The UK Supreme Court has ruled that the Scottish government does not have the legal authority to hold an independence referendum without agreement from Downing Street, scuppering plan to hold a vote next year.

Nicola Sturgeon, Scotland’s first minister, in June told the parliament in Edinburgh that she wanted to hold a plebiscite in October 2023. Lord Advocate Dorothy Bain, Scotland’s most senior legal officer, referred the draft bill to the Supreme Court because she did not have the “necessary degree of confidence” that the devolved parliament had the authority to legislate for the vote.

The ruling ends a legal route for Sturgeon, leader of the Scottish National party, to hold a rerun of the 2014 referendum in which Scots voted 55 per cent to 45 per cent in favour of maintaining their union with England.

The last referendum was made possible after then prime minister David Cameron gave the Scottish government legal authority to hold it. His successors have refused to do the same, arguing that not enough time had passed since the last vote.

Lord Robert Reed, president of the Supreme Court, on Wednesday said the five justices had agreed that the proposed legislation related to reserved matters, rejecting an argument by the Lord Advocate that its “advisory” nature meant it was not related to the union, which is reserved to the government in London.

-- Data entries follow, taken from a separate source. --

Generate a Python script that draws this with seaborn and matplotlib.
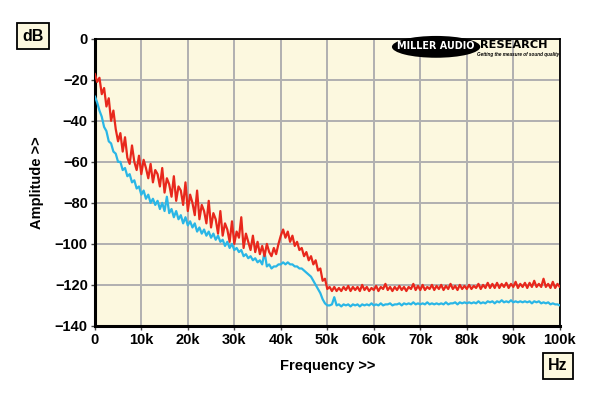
import numpy as np
import pandas as pd
import matplotlib
matplotlib.use('Agg')
import matplotlib.pyplot as plt
from matplotlib.patches import Ellipse
import seaborn as sns

# spectrum, one value every 0.5 kHz (10 values = 5 kHz per row)
red_db = [
    -17, -21, -19, -27, -24, -33, -29, -40, -35, -44,
    -50, -46, -55, -48, -58, -61, -52, -60, -64, -57,
    -66, -59, -63, -68, -61, -70, -64, -66, -72, -63,
    -75, -68, -71, -77, -67, -79, -72, -74, -81, -70,
    -84, -76, -80, -86, -74, -88, -81, -84, -90, -79,
    -92, -85, -88, -95, -84, -96, -90, -93, -99, -89,
    -100, -94, -97, -87, -102, -95, -99, -103, -96, -104,
    -99, -105, -101, -106, -100, -104, -106, -102, -105, -100,
    -96, -93, -97, -94, -99, -96, -101, -99, -103, -102,
    -106, -104, -108, -106, -110, -108, -113, -112, -118, -117,
    -122, -121, -123, -121, -123, -121.5, -123, -121, -122.5, -120.5,
    -123, -121, -122.5, -121, -123, -120, -122.5, -121, -123, -121.5,
    -122.5, -120.5, -123, -121, -122, -119.5, -122.5, -121, -123, -121,
    -122.5, -120.5, -122.5, -121, -123, -121, -122, -119.5, -122.5, -120.5,
    -122.5, -120, -122.5, -121, -122, -120, -122.5, -120.5, -122, -120,
    -122.5, -120.5, -122, -119.5, -122, -120.5, -122.5, -120, -122, -120.5,
    -122, -120, -122, -120.5, -121.5, -119.5, -122, -120, -121.5, -119,
    -121.5, -119.5, -121.5, -119, -121.5, -119.5, -121, -119, -121.5, -119.5,
    -121, -118.5, -121.5, -119.5, -121, -119, -121.5, -119, -121, -118,
    -121, -119.5, -121, -117, -121, -119.5, -121.5, -118.5, -121.5, -119.5,
    -121,
]

blue_db = [
    -28, -31, -35, -38, -43, -45, -50, -51, -55, -56,
    -60, -60, -64, -63, -67, -66, -70, -69, -73, -72,
    -76, -74, -78, -76, -80, -78, -81, -79, -83, -80,
    -84, -77, -85, -83, -87, -84, -88, -86, -90, -87,
    -91, -89, -92, -90, -94, -92, -95, -93, -96, -94,
    -97, -95, -98, -96, -99, -98, -101, -99, -102, -100,
    -103, -102, -104, -103, -106, -105, -107, -106, -108, -107,
    -109, -108, -110, -104, -111, -110, -112, -111, -111, -110,
    -110, -109, -110, -109, -110, -110, -111, -111, -112, -112,
    -113, -114, -115, -116, -118, -120, -122, -124, -127, -129,
    -130, -130, -129.5, -126, -130, -129.5, -130.5, -129.5, -130, -129.5,
    -130.5, -129.5, -130, -129.5, -130.5, -129.5, -130, -129.5, -130, -129,
    -130, -129.5, -130, -129, -130, -129.5, -129.5, -129, -130, -129.5,
    -129.5, -129, -130, -129, -129.5, -129, -129.5, -128.5, -129.5, -129,
    -129.5, -129, -129.5, -128.5, -129.5, -129, -129.5, -129, -129.5, -129,
    -129.5, -128.5, -129.5, -129, -129, -128.5, -129.5, -128.5, -129, -128.5,
    -129, -128.5, -129, -128.5, -129, -128, -129, -128.5, -129, -128,
    -128.5, -128, -129, -128, -128.5, -127.5, -128.5, -128, -128.5, -127.5,
    -128.5, -128, -128.5, -128, -128.5, -128, -128.5, -128, -129, -128,
    -128.5, -128, -129, -128.5, -129, -128.5, -129.5, -129, -129.5, -129.5,
    -130,
]

freq_hz = np.arange(len(red_db)) * 500.0

x_ticks = [0, 10000, 20000, 30000, 40000, 50000, 60000, 70000, 80000, 90000, 100000]
x_labels = ['0', '10k', '20k', '30k', '40k', '50k', '60k', '70k', '80k', '90k', '100k']
y_ticks = [0, -20, -40, -60, -80, -100, -120, -140]

df = pd.DataFrame({
    'freq': np.concatenate([freq_hz, freq_hz]),
    'db': red_db + blue_db,
    'trace': ['red'] * len(red_db) + ['blue'] * len(blue_db),
})

sns.set_style('white')
plt.rcParams['font.family'] = ['Liberation Sans', 'DejaVu Sans']
plt.rcParams['font.weight'] = 'bold'
plt.rcParams['text.color'] = 'black'
plt.rcParams['axes.labelcolor'] = 'black'
plt.rcParams['xtick.color'] = 'black'
plt.rcParams['ytick.color'] = 'black'

fig = plt.figure(figsize=(6, 3.96), dpi=100)
ax = fig.add_axes([0.158, 0.177, 0.775, 0.725])
ax.set_facecolor('#fcf8df')

sns.lineplot(data=df, x='freq', y='db', hue='trace',
             palette={'red': '#e8281c', 'blue': '#2ab6e6'},
             hue_order=['blue', 'red'], linewidth=1.6, legend=False, ax=ax, zorder=3)

ax.set_xlim(0, 100000)
ax.set_ylim(-140, 0)
ax.set_xticks(x_ticks)
ax.set_xticklabels(x_labels)
ax.set_yticks(y_ticks)
ax.grid(True, color='#b0b0b0', linewidth=1.4)
ax.set_axisbelow(True)
ax.tick_params(axis='both', direction='out', length=3, width=1, color='#444444',
               labelcolor='black', labelsize=10.5, pad=2, left=True, bottom=True)
for lab in ax.get_xticklabels() + ax.get_yticklabels():
    lab.set_fontweight('bold')

for side in ['left', 'bottom']:
    ax.spines[side].set_linewidth(2.2)
    ax.spines[side].set_color('black')
for side in ['top', 'right']:
    ax.spines[side].set_linewidth(1.3)
    ax.spines[side].set_color('black')

ax.set_xlabel('Frequency >>', fontsize=10.5, fontweight='bold', labelpad=9, color='black')
ax.set_ylabel('Amplitude >>', fontsize=10.5, fontweight='bold', labelpad=8, color='black')

box = dict(boxstyle='square,pad=0.35', facecolor='#fcf8df', edgecolor='black', linewidth=1.3)
fig.text(0.055, 0.909, 'dB', fontsize=11.5, fontweight='bold', ha='center', va='center',
         color='black', bbox=box)
fig.text(0.93, 0.076, 'Hz', fontsize=11.5, fontweight='bold', ha='center', va='center',
         color='black', bbox=box)

# logo
ax.add_patch(Ellipse((0.734, 0.972), 0.19, 0.076, transform=ax.transAxes,
                     facecolor='black', edgecolor='none', zorder=4, clip_on=False))
ax.text(0.734, 0.974, 'MILLER AUDIO', transform=ax.transAxes, color='white',
        fontsize=6.9, fontweight='heavy', family='DejaVu Sans',
        ha='center', va='center', zorder=5)
ax.text(0.829, 0.98, 'RESEARCH', transform=ax.transAxes, color='black',
        fontsize=8.2, fontweight='heavy', family='DejaVu Sans',
        ha='left', va='center', zorder=5)
ax.text(0.998, 0.944, 'Getting the measure of sound quality', transform=ax.transAxes,
        color='black', fontsize=3.3, fontweight='bold', style='italic',
        ha='right', va='center', zorder=5)

fig.savefig('out.png', dpi=100, facecolor='white')
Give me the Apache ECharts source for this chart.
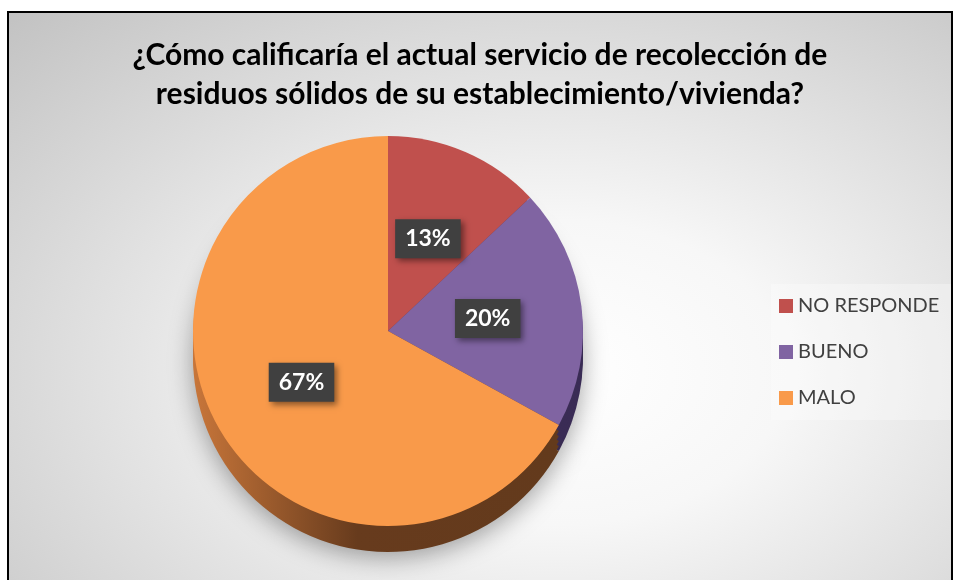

Sir James Eadie, representing the UK government, branded the argument as “strange” because the proposed plebiscite would not just be an opinion poll but part of a political strategy that sought the end of the union between Scotland and England.

Reed said the justices had decided that the definition of “reserved matters” was not limited to its legal effects but also included practical consequences.

“A lawfully held referendum would have important political consequences relating to the union and the UK parliament,” Reed said. “Its outcome would possess the authority, in a constitution and political culture founded upon democracy, of a democratic expression of the view of the Scottish electorate.”

Sturgeon previously said that she would use the next UK general election as a “de facto” referendum if the Supreme Court ruled Scotland did not have authority to hold an independence vote without approval from London.

She said that the ruling blocked one route to a referendum and that “Scottish democracy will not be denied”.

The SNP governs in Edinburgh in a power-sharing agreement with the pro-independence Greens, and has said that victory in the Scottish parliamentary elections in 2021 gives it a mandate to hold another referendum.

Opinion polls have consistently shown that Scots are split on whether to break away from the UK.